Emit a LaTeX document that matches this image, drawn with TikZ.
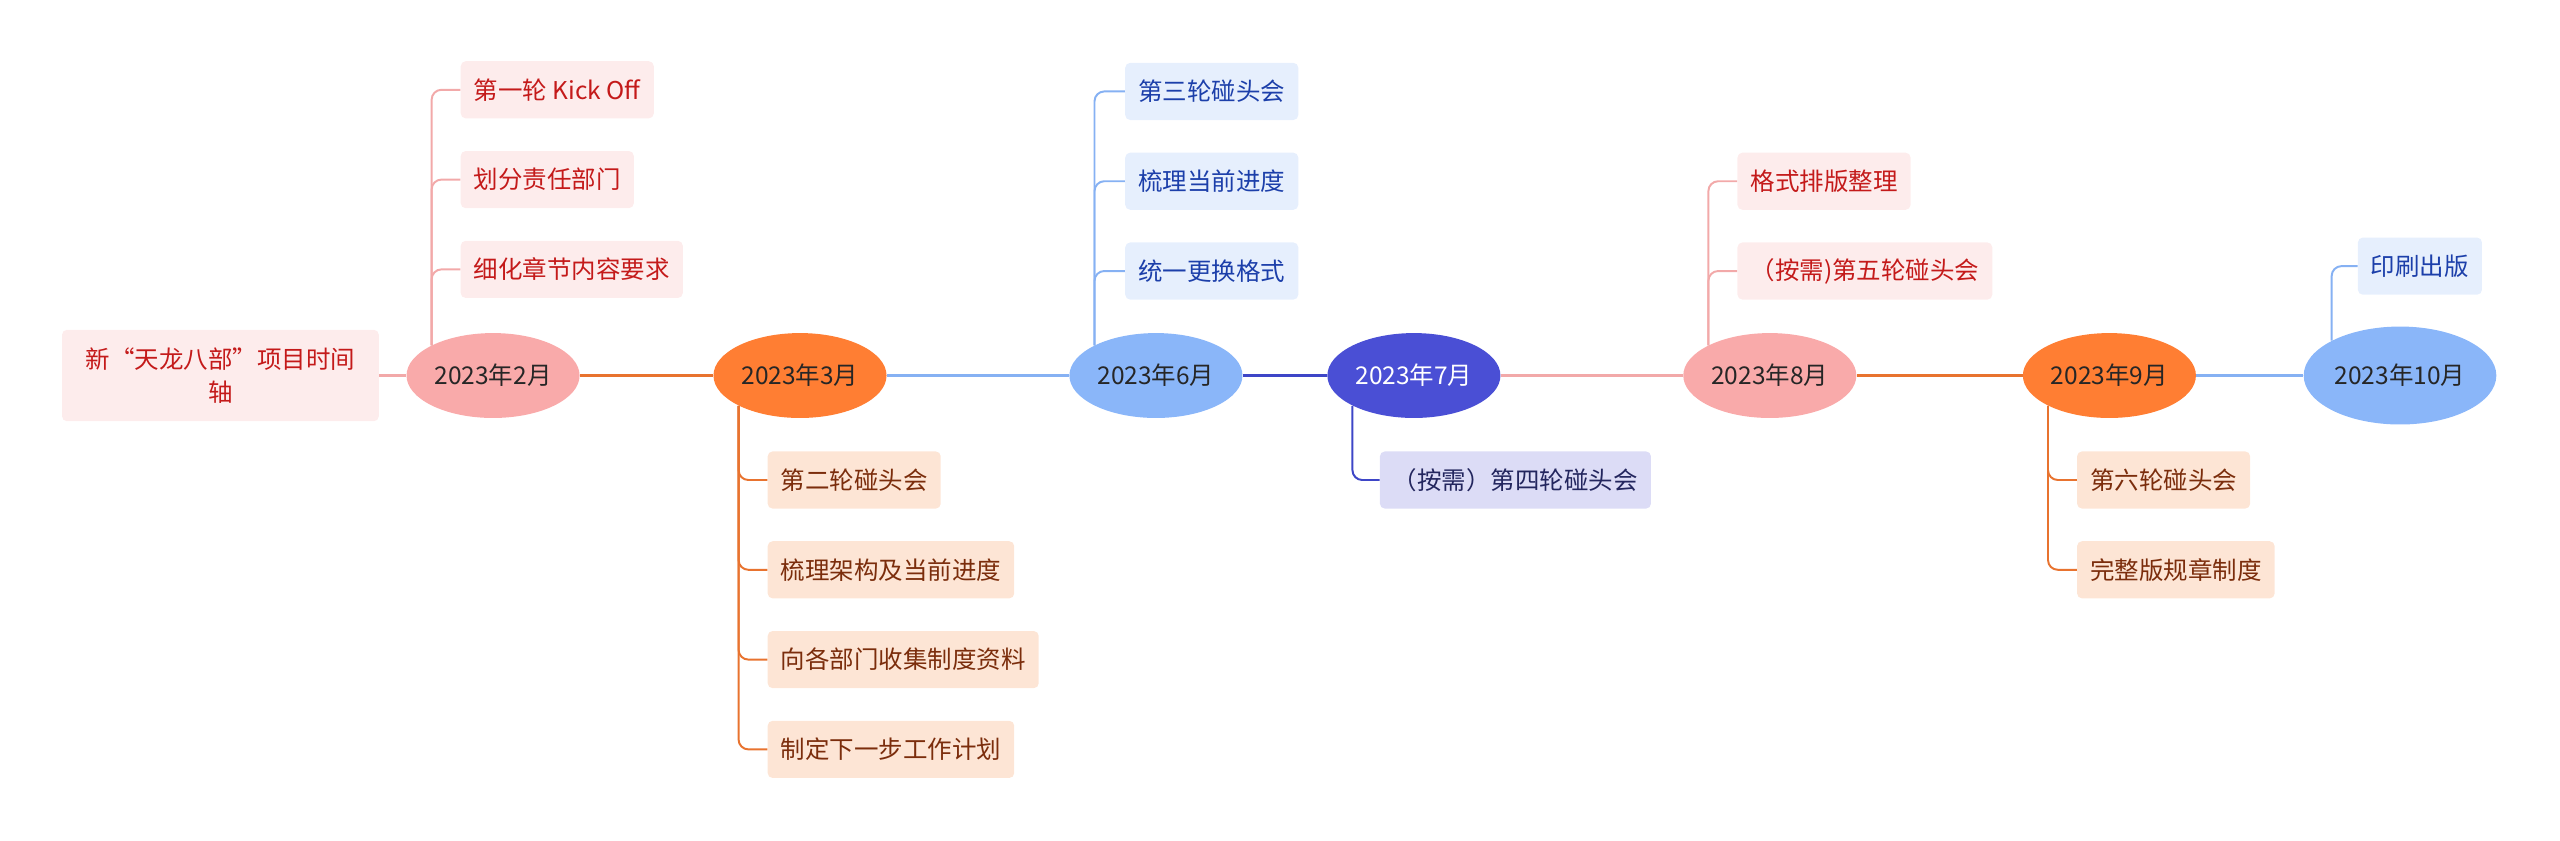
========================
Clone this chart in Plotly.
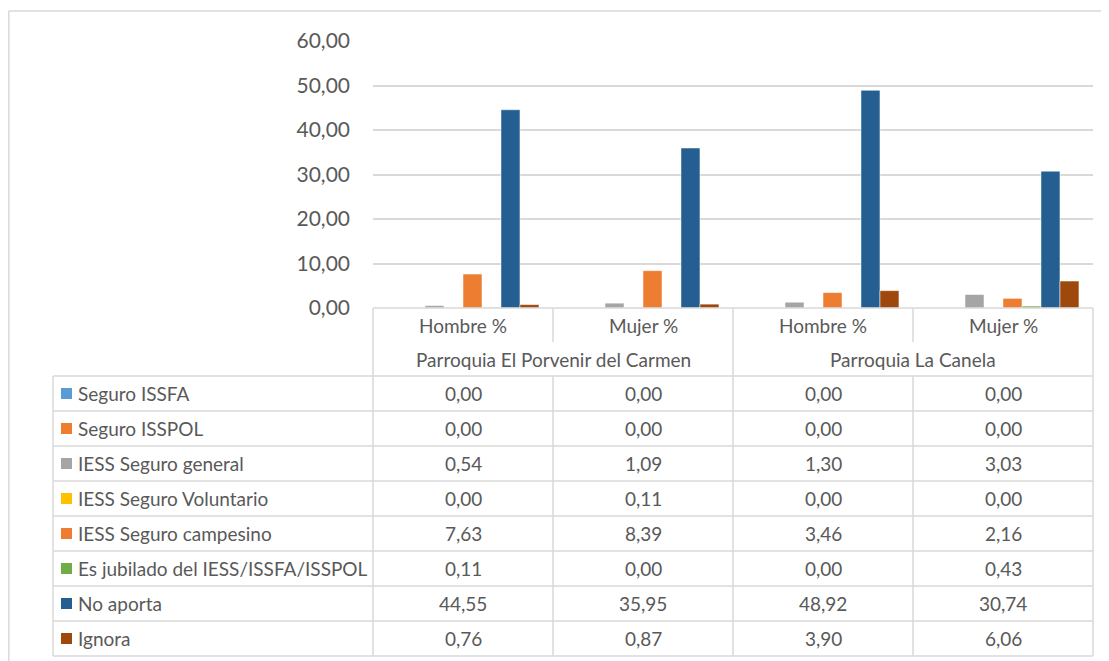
========================
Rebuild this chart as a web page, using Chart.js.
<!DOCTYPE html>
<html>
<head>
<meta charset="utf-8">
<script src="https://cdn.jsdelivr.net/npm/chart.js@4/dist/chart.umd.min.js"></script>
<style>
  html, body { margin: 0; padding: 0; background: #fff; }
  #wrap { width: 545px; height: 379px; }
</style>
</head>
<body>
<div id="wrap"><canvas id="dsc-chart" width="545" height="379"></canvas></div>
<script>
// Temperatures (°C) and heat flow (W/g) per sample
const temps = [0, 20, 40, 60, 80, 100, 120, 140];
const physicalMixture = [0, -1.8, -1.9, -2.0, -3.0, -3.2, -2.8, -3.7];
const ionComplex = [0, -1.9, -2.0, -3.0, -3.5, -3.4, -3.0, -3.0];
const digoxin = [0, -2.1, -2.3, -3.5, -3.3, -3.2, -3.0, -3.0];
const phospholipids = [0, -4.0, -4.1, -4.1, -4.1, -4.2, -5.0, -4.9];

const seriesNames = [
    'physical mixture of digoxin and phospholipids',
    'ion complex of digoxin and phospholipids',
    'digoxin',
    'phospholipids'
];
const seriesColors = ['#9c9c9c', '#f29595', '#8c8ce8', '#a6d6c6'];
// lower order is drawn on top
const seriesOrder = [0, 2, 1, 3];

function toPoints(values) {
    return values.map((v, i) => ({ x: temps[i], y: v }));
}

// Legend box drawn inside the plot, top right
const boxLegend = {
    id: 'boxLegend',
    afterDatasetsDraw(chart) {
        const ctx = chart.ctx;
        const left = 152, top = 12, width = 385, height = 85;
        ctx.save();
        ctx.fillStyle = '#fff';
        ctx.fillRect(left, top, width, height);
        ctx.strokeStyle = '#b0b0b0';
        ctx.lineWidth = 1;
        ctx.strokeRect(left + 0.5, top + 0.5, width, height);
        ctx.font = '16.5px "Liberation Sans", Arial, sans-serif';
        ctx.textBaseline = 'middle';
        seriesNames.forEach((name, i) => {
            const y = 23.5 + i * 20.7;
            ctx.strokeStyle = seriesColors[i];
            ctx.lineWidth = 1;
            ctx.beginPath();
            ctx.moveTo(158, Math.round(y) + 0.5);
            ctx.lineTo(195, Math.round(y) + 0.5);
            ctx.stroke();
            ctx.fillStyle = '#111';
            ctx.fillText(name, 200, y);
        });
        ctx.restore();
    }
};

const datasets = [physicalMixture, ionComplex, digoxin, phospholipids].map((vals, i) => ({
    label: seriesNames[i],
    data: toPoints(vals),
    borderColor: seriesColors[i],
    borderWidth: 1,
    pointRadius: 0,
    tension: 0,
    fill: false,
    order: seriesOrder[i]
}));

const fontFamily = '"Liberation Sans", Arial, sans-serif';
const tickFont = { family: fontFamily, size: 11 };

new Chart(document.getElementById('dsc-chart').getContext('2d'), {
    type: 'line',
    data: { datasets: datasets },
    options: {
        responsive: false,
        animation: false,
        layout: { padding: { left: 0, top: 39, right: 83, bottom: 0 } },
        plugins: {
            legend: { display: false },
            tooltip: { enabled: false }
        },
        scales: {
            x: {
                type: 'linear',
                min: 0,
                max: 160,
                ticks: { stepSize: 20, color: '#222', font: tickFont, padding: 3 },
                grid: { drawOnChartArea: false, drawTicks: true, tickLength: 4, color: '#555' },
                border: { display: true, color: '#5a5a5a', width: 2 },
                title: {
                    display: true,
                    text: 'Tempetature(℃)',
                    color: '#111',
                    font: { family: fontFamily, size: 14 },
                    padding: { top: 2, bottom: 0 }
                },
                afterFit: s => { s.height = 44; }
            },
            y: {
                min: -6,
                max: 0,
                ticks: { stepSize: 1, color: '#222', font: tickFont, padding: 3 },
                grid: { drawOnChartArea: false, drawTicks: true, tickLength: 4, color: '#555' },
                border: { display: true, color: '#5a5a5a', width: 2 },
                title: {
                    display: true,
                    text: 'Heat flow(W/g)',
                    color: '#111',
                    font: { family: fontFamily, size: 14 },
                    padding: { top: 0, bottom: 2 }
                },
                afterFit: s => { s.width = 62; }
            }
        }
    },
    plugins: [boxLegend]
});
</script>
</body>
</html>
========================
→ **Short task**: Only a number is wanted here: how many lines in the data above include the string "document"?

→ **Expected answer**: 2